# Provided material
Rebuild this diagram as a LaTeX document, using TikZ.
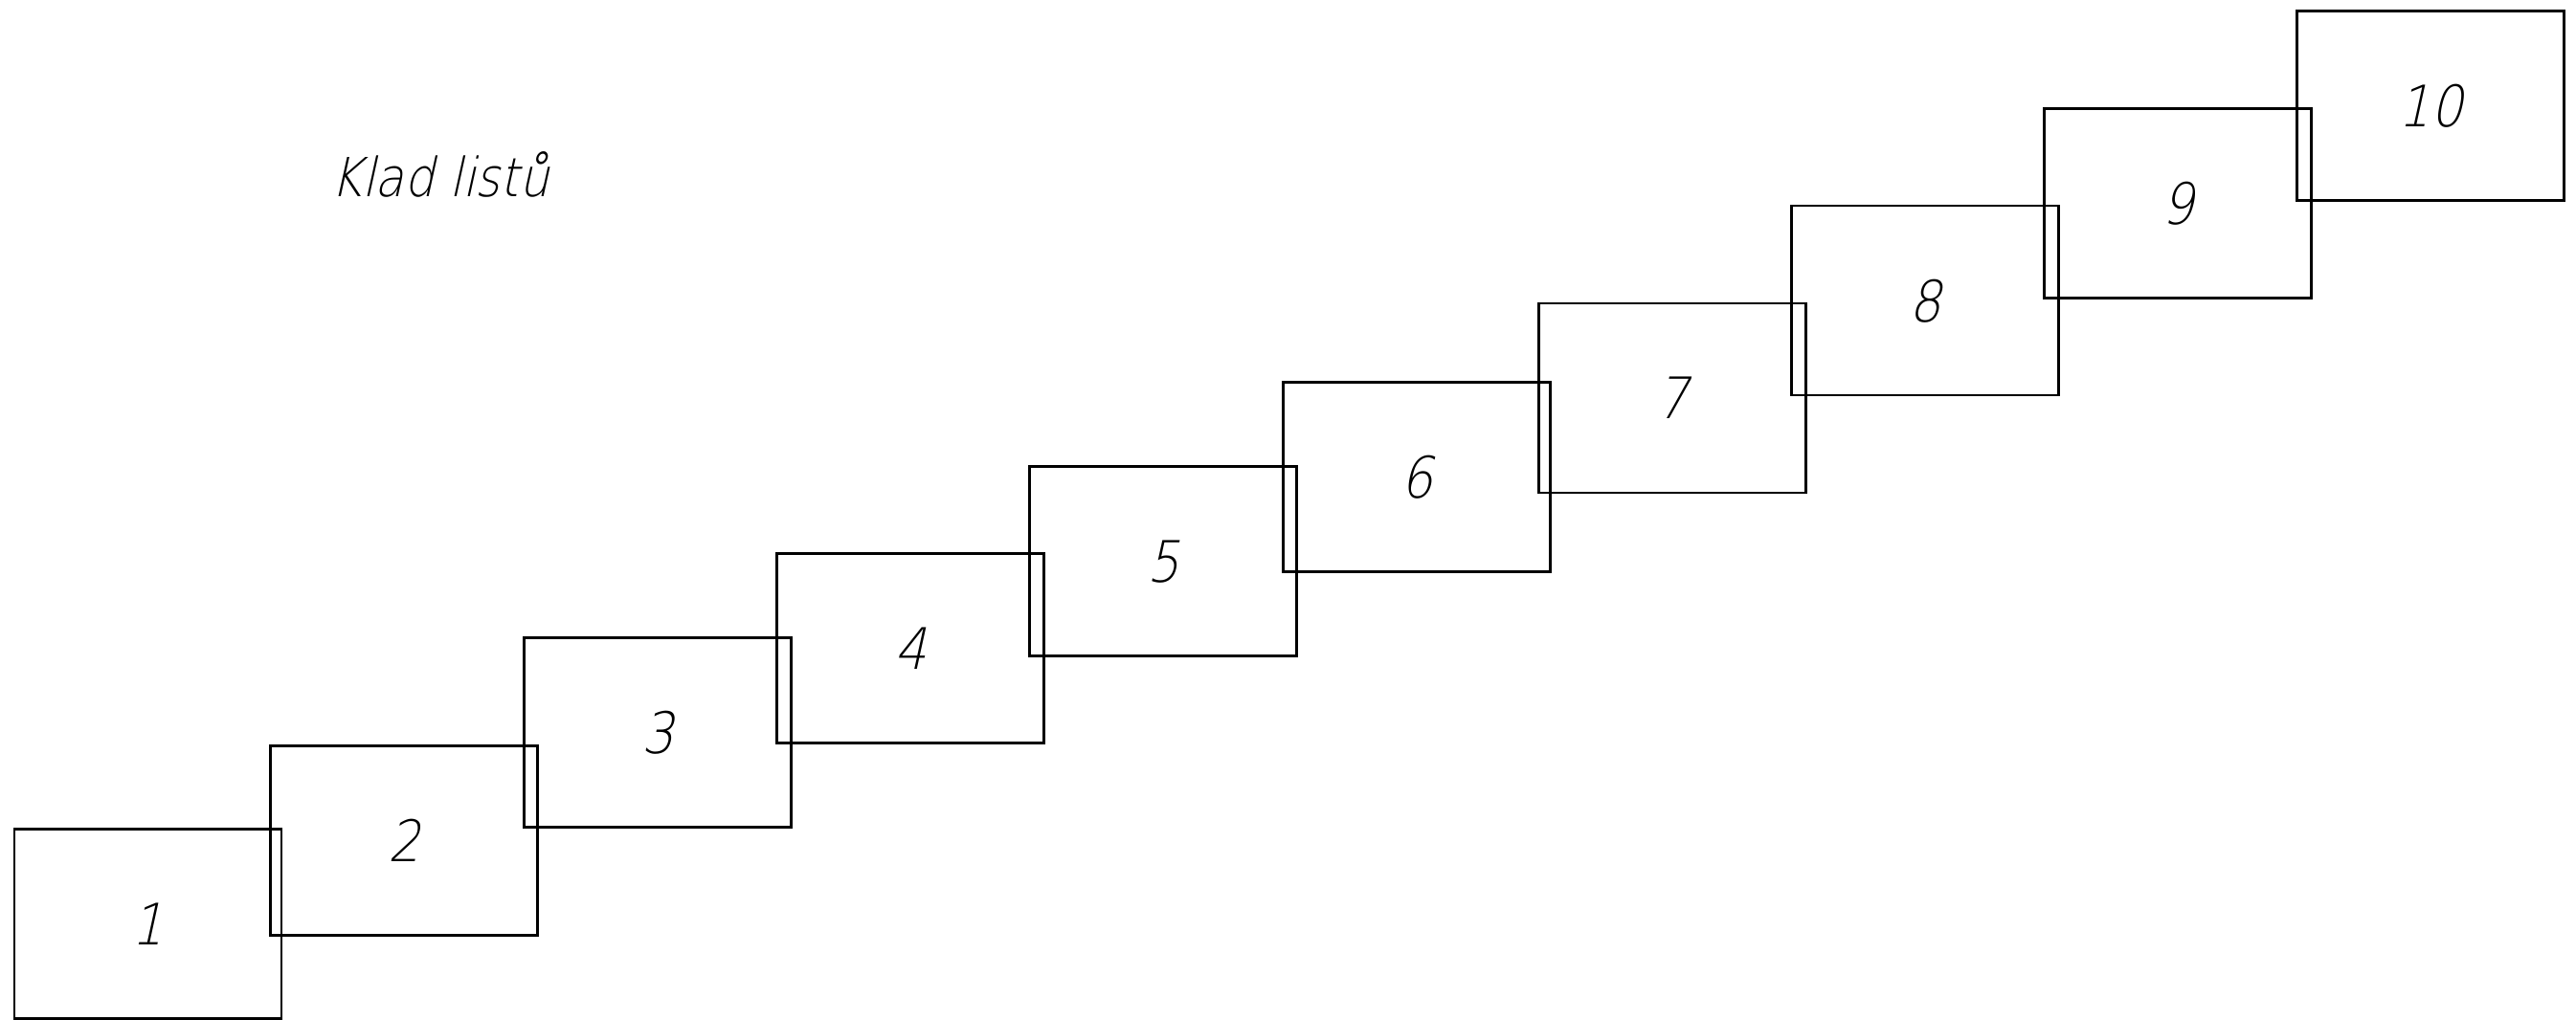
\documentclass[tikz,border=0pt]{standalone}
\usepackage{fontspec}
\usepackage{tikz}
\newfontfamily\isofont[FakeSlant=0.22, FakeStretch=0.88]{DejaVu Sans ExtraLight}

\tikzset{listbox/.style={draw, line width=0.6pt, minimum width=2.79cm,
    minimum height=1.98cm, inner sep=0pt, text depth=0pt,
    font=\isofont\fontsize{17}{20}\selectfont}}

\begin{document}
\begin{tikzpicture}
    % Page frame (2691 x 1066 px, 1 px = 0.01 cm)
    \useasboundingbox (0,0) rectangle (26.91,10.66);

    % Title
    \node[font=\isofont\fontsize{16}{19}\selectfont, anchor=west, inner sep=0pt] (title) at (3.45, 8.84) {Klad listů};

    % Sheets, each one shifted up and to the right
    \node[listbox] (list1) at (1.545, 1.005) {1};
    \node[listbox] (list2) at (4.22, 1.875) {2};
    \node[listbox] (list3) at (6.87, 3.005) {3};
    \node[listbox] (list4) at (9.51, 3.885) {4};
    \node[listbox] (list5) at (12.15, 4.795) {5};
    \node[listbox] (list6) at (14.80, 5.675) {6};
    \node[listbox] (list7) at (17.47, 6.50) {7};
    \node[listbox] (list8) at (20.11, 7.52) {8};
    \node[listbox] (list9) at (22.75, 8.535) {9};
    \node[listbox] (list10) at (25.39, 9.555) {10};
\end{tikzpicture}
\end{document}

# Problem
Reproduce the listing above exactly, excluding all pictures.

# Exercise response
Rebuild this diagram as a LaTeX document, using TikZ.
\documentclass[tikz,border=0pt]{standalone}
\usepackage{fontspec}
\usepackage{tikz}
\newfontfamily\isofont[FakeSlant=0.22, FakeStretch=0.88]{DejaVu Sans ExtraLight}

\tikzset{listbox/.style={draw, line width=0.6pt, minimum width=2.79cm,
    minimum height=1.98cm, inner sep=0pt, text depth=0pt,
    font=\isofont\fontsize{17}{20}\selectfont}}

\begin{document}
\begin{tikzpicture}
    % Page frame (2691 x 1066 px, 1 px = 0.01 cm)
    \useasboundingbox (0,0) rectangle (26.91,10.66);

    % Title
    \node[font=\isofont\fontsize{16}{19}\selectfont, anchor=west, inner sep=0pt] (title) at (3.45, 8.84) {Klad listů};

    % Sheets, each one shifted up and to the right
    \node[listbox] (list1) at (1.545, 1.005) {1};
    \node[listbox] (list2) at (4.22, 1.875) {2};
    \node[listbox] (list3) at (6.87, 3.005) {3};
    \node[listbox] (list4) at (9.51, 3.885) {4};
    \node[listbox] (list5) at (12.15, 4.795) {5};
    \node[listbox] (list6) at (14.80, 5.675) {6};
    \node[listbox] (list7) at (17.47, 6.50) {7};
    \node[listbox] (list8) at (20.11, 7.52) {8};
    \node[listbox] (list9) at (22.75, 8.535) {9};
    \node[listbox] (list10) at (25.39, 9.555) {10};
\end{tikzpicture}
\end{document}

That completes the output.